# Anthology/analyisis books that trace evolution of forms through composers or periods?



## blakeklondike (Oct 28, 2020)

Looking for analysis or score books that trace the development of different forms over time-- E.G.: earliest type of string quartet --> its development w/ Haydn --> Mozart -->, etc. Can anyone recommend any resources for understanding the evolution of different forms (symphony, string quartet, sonata, etc.)? Thanks!


----------



## vtpoet (Jan 17, 2019)

blakeklondike said:


> Looking for analysis or score books that trace the development of different forms over time-- E.G.: earliest type of string quartet --> its development w/ Haydn --> Mozart -->, etc. Can anyone recommend any resources for understanding the evolution of different forms (symphony, string quartet, sonata, etc.)? Thanks!


The only book that I can think of that comes close to what you're describing is Charles Rosen's
book "The Classical Style".

https://www.amazon.com/Classical-Style-Mozart-Beethoven-Expanded/dp/0393317129


----------



## MarkW (Feb 16, 2015)

For a more general overview, Grout's History of Classical Music (shorter version) is ancient, but still good.


----------



## RICK RIEKERT (Oct 9, 2017)

Two texts you may find useful are _A History of Musical Style_ by Richard L. Crocker and William Caplin's _Classical Form: A Theory of Formal Functions for the Instrumental Music of Haydn, Mozart, and Beethoven_.


----------



## EdwardBast (Nov 25, 2013)

vtpoet said:


> The only book that I can think of that comes close to what you're describing is Charles Rosen's
> book "The Classical Style".
> 
> https://www.amazon.com/Classical-Style-Mozart-Beethoven-Expanded/dp/0393317129


Rosen's book _Sonata Forms_ is a broader overview of that form.
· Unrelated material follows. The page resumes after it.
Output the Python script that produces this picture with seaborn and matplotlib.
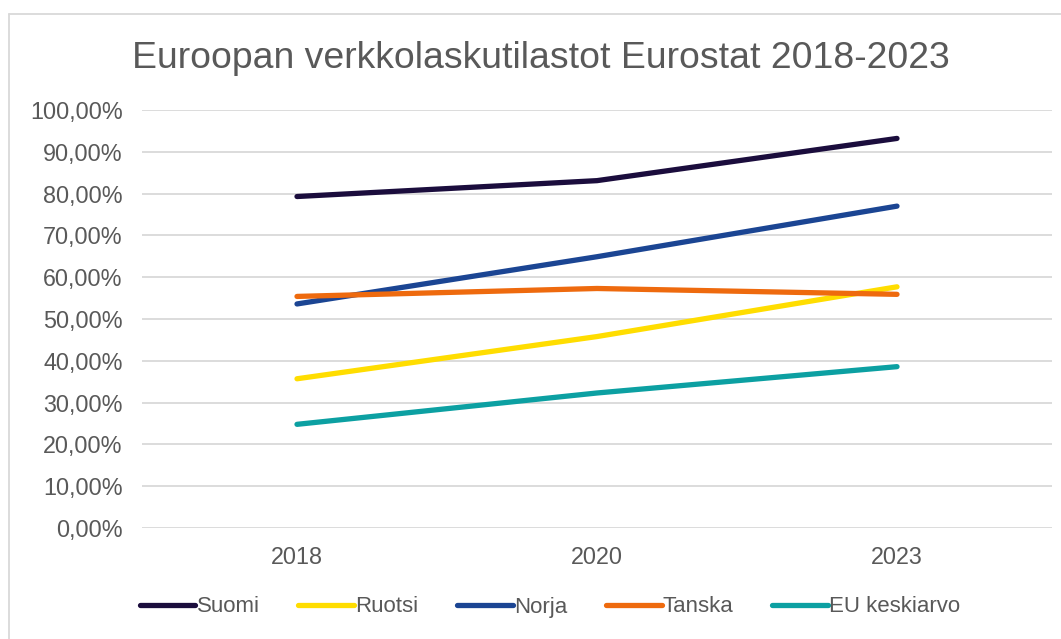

Then there are the old and sort of encyclopedic books by William S. Newman, _The Sonata in the Classical Era_ and _The Sonata since Beethoven_, but these aren't likely to be useful for your purposes - too much detail, to little overview of large issues, more historical than theoretical.

Another approach one might take is to pick a series of representative composers for a genre and then listen with scores to, for example, the first movements of their keyboard sonatas. (In that case maybe CPE Bach, Haydn, Mozart, Beethoven, Schubert, Chopin, Liszt, and so on.) The problem here is you would have to do all of the work without guidance.


----------



## Coach G (Apr 22, 2020)

_Lives of the Great Composers_ by Harold Schonberg is the finest, most comprehensive, and most well-written book on classical music I ever read. My mother gave me a copy of the second edition for Christmas when I was sixteen years old back in the 1980s, and I've read it and reread it so many times that parts of it have been committed to memory, and the binding has long since been broken and patched with duct tape.

Schonberg is very opinionated and I don't agree with some of the harsh words he has to say about some of my favorites such as Richard Strauss, Jean Sibelius, Gustav Mahler, and Dmitry Shostakovich (although, Schonberg seems to have developed a kinder view regarding Shostakovich in the third edition). Even so, Schonberg's personal touch makes for much more interesting reading than a dryer more textbook approach.

Schonberg avoids deep musical analysis and can be understood even by someone who is musically illiterate. Chapters are arranged more-or-less in chronological order and can be read in sequence or also in random order.


----------